What's the difference between the December 31 and April 15 IRA deadlines?

December 31 is the deadline for actions tied to the calendar year — Required Minimum Distributions (RMDs), Roth conversions, and Qualified Charitable Distributions (QCDs). April 15 is the deadline for funding contributions for the prior tax year. Most people conflate them, then miss one.

What is the RMD deadline and what happens if I miss it?

Required Minimum Distributions for Traditional IRAs must be taken by December 31 each year, starting at age 73. Miss it and the IRS imposes a 25% excise tax on the amount you should have withdrawn (down from 50% before SECURE 2.0). The penalty drops to 10% if corrected within two years.

When is the deadline for a Roth conversion?

December 31 of the year you want it to count. A conversion executed January 2 counts toward that new tax year. If you want the tax impact in 2026, the conversion must be completed by December 31, 2026. Unlike contributions, conversions cannot be backdated.

Can I do a Qualified Charitable Distribution after December 31?

No. QCDs must be transferred from your IRA directly to a qualified charity by December 31 to count for that tax year. The distribution must show the December date on your IRA statement.
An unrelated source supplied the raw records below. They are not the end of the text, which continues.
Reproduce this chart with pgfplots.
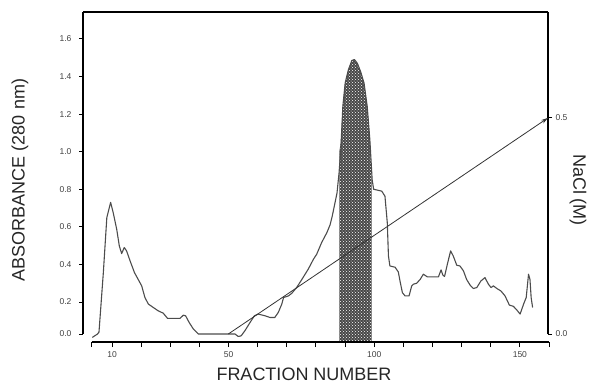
\documentclass[border=0pt]{standalone}
\usepackage{pgfplots}
\pgfplotsset{compat=1.18}
\usepackage{fontspec}
\setmainfont{Liberation Sans}
\usetikzlibrary{patterns,arrows.meta}

\begin{document}
\begin{tikzpicture}[x=1pt,y=1pt]
\path[use as bounding box] (0,0) rectangle (589,384);

% main absorbance axis
\begin{axis}[
  at={(83pt,50pt)}, anchor=south west, scale only axis,
  width=465pt, height=322pt,
  xmin=0, xmax=160, ymin=0.03, ymax=1.743,
  axis x line=none, axis y line*=left, clip=false,
  ytick={0.03,0.2,0.4,0.6,0.8,1.0,1.2,1.4,1.6},
  yticklabels={0.0,0.2,0.4,0.6,0.8,1.0,1.2,1.4,1.6},
  tick align=outside, major tick length=4pt,
  tick style={line width=1pt, black},
  axis line style={line width=1.3pt, black},
  yticklabel style={font=\fontsize{8.5}{9}\selectfont, text=black!75, xshift=-4pt},
]
\addplot[draw=none, fill=black!72] coordinates {
 (88.2,-0.01) (88.2,1.0) (88.7,1.05) (89.4,1.24) (90.2,1.365) (91.3,1.435) (92.5,1.485)
 (93.4,1.49) (94.4,1.47) (95.5,1.427) (96.7,1.365) (97.8,1.24) (98.7,1.064) (99.3,0.85) (99.3,-0.01)
} -- cycle;
\addplot[draw=none, pattern=crosshatch dots, pattern color=white] coordinates {
 (88.2,-0.01) (88.2,1.0) (88.7,1.05) (89.4,1.24) (90.2,1.365) (91.3,1.435) (92.5,1.485)
 (93.4,1.49) (94.4,1.47) (95.5,1.427) (96.7,1.365) (97.8,1.24) (98.7,1.064) (99.3,0.85) (99.3,-0.01)
} -- cycle;
\addplot[color=black!70, line width=1.1pt, line join=round] coordinates {
 (3.2,0.012) (5.0,0.03) (5.5,0.04) (7.0,0.357) (8.2,0.65) (8.7,0.68) (9.5,0.73)
 (10.4,0.675) (11.6,0.587) (12.5,0.498) (13.3,0.458) (14.2,0.49) (15.0,0.472)
 (16.2,0.419) (17.7,0.357) (19.0,0.32) (20.2,0.286) (21.3,0.224) (22.5,0.189)
 (24.2,0.171) (25.9,0.153) (27.6,0.141) (29.1,0.113) (33.4,0.113) (34.5,0.13)
 (35.3,0.127) (36.5,0.092) (38,0.056) (39.7,0.03) (52.3,0.03) (53.4,0.017)
 (54.4,0.02) (55.7,0.047) (57.5,0.092) (59,0.127) (60.3,0.136) (62.6,0.127)
 (64.3,0.118) (66,0.118) (67.2,0.145) (68.4,0.189) (69,0.224) (70.7,0.233)
 (71.8,0.246) (73.5,0.277) (75.3,0.32) (77.5,0.375) (79.3,0.428) (80.4,0.454)
 (82.1,0.516) (83.9,0.569) (85,0.61) (85.8,0.66) (86.6,0.72) (87.4,0.78)
 (88.1,0.887) (88.7,1.01) (89.4,1.24) (90.2,1.365) (91.3,1.435) (92.5,1.485)
 (93.4,1.49) (94.4,1.47) (95.5,1.427) (96.7,1.365) (97.8,1.24) (98.7,1.064)
 (99.5,0.85) (100,0.8) (102.8,0.79) (103.9,0.763) (104.7,0.622) (105.1,0.445)
 (105.6,0.392) (107.4,0.385) (108.5,0.36) (109.1,0.31) (109.9,0.25) (110.8,0.233)
 (112.2,0.233) (113.1,0.286) (113.7,0.295) (114.8,0.3) (116,0.32) (117.1,0.348)
 (118.5,0.334) (122.3,0.334) (123.2,0.371) (123.8,0.344) (124.4,0.336)
 (125.5,0.41) (126.5,0.472) (127.4,0.445) (128.6,0.396) (129.7,0.392)
 (130.9,0.366) (132,0.32) (133.2,0.29) (134.3,0.272) (135.5,0.277) (136.9,0.312)
 (138.3,0.33) (139.5,0.295) (140.4,0.277) (141.2,0.286) (142.4,0.272)
 (143.8,0.259) (145.2,0.233) (146.7,0.184) (148.1,0.177) (149.2,0.159)
 (150.4,0.136) (151.6,0.189) (152.5,0.224) (153.3,0.348) (153.8,0.32)
 (154.2,0.224) (154.7,0.171)
};
\draw[line width=1.3pt, black] (rel axis cs:0,1) -- (rel axis cs:1,1);
\end{axis}

% right NaCl axis
\begin{axis}[
  at={(83pt,50pt)}, anchor=south west, scale only axis,
  width=465pt, height=322pt,
  xmin=0, xmax=160, ymin=0, ymax=0.745,
  axis x line=none, axis y line*=right, clip=false,
  ytick={0,0.5}, yticklabels={0.0,0.5},
  tick align=outside, major tick length=4pt,
  tick style={line width=1pt, black},
  axis line style={line width=1.3pt, black},
  yticklabel style={font=\fontsize{8.5}{9}\selectfont, text=black!75, anchor=west, xshift=0pt},
]
\addplot[color=black!80, line width=0.8pt, -{Stealth[length=7pt,width=4pt]}] coordinates {(50,0) (160,0.5)};
\end{axis}

% bottom fraction axis
\begin{axis}[
  at={(91.7pt,42pt)}, anchor=south west, scale only axis,
  width=457.3pt, height=10pt,
  xmin=3, xmax=160, ymin=0, ymax=1,
  axis x line*=bottom, axis y line=none,
  xtick={3,10,20,30,40,50,60,70,80,90,100,110,120,130,140,150,160},
  xticklabels={,10,,,,50,,,,,100,,,,,150,},
  tick align=outside, major tick length=5pt,
  tick style={line width=1pt, black},
  axis line style={line width=1.3pt, black},
  xticklabel style={font=\fontsize{8.5}{9}\selectfont, text=black!75, yshift=-1pt},
]
\addplot[draw=none] coordinates {(3,0) (160,0)};
\end{axis}

\node[rotate=90, font=\fontsize{18}{20}\selectfont, text=black!85] at (20,204) {ABSORBANCE (280 nm)};
\node[font=\fontsize{18}{20}\selectfont, text=black!85] at (304,10) {FRACTION NUMBER};
\node[rotate=-90, font=\fontsize{18}{20}\selectfont, text=black!85] at (578,194) {NaCl (M)};
\end{tikzpicture}
\end{document}
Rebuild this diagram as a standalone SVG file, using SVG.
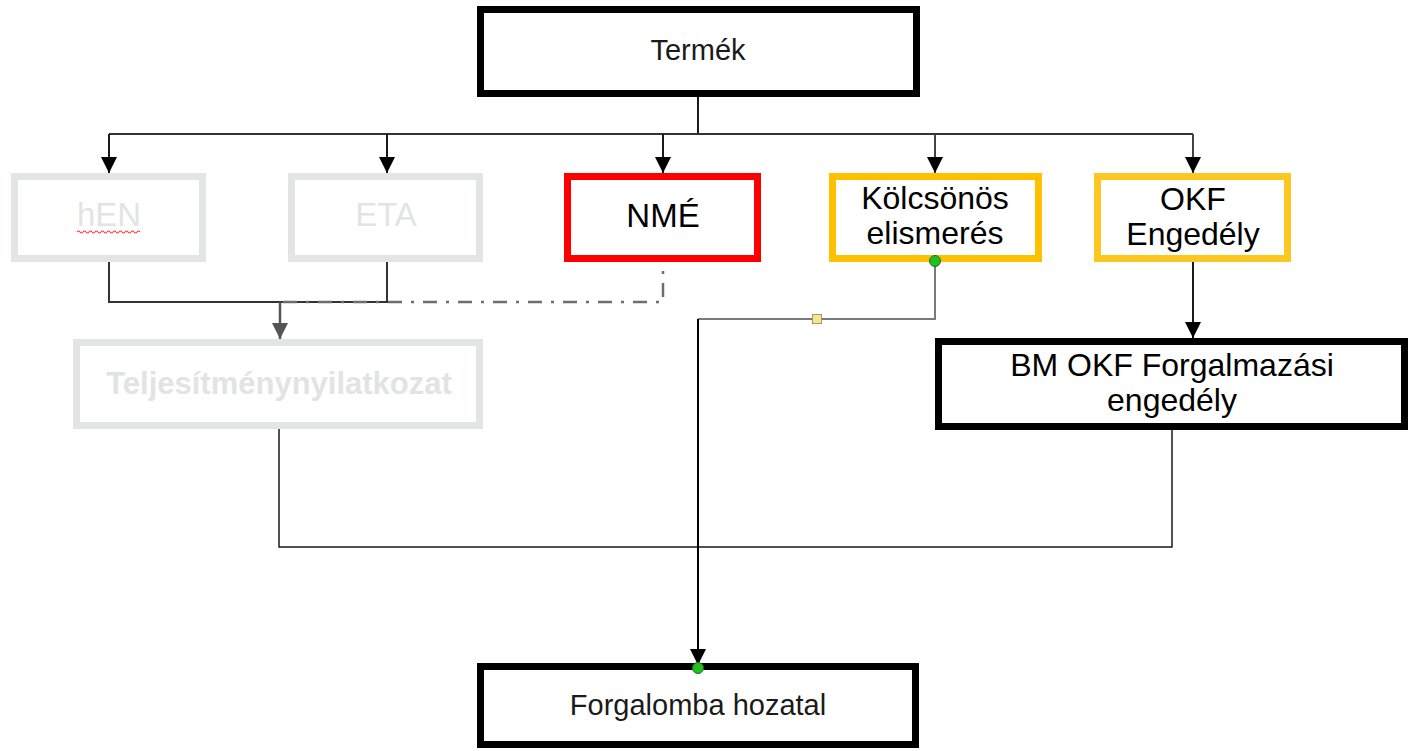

QCDs satisfy your RMD up to $108,000 (2026 limit) without counting as taxable income.

What other IRA items have a December 31 deadline?

Beneficiary designation reviews, calculating your prior-year RMD if you turned 73 (first RMD can be delayed to April 1 of the following year), 60-day rollover completions, and any in-kind distributions. Roth conversions for the current tax year also fall here.

When should I set the year-end reminder for?

Early December — around December 1 or 5. That gives you 4 weeks before the deadline to calculate RMDs, decide on conversions, and process QCD requests (which can take 1-2 weeks at custodians). A December 28 reminder is too late for most actions.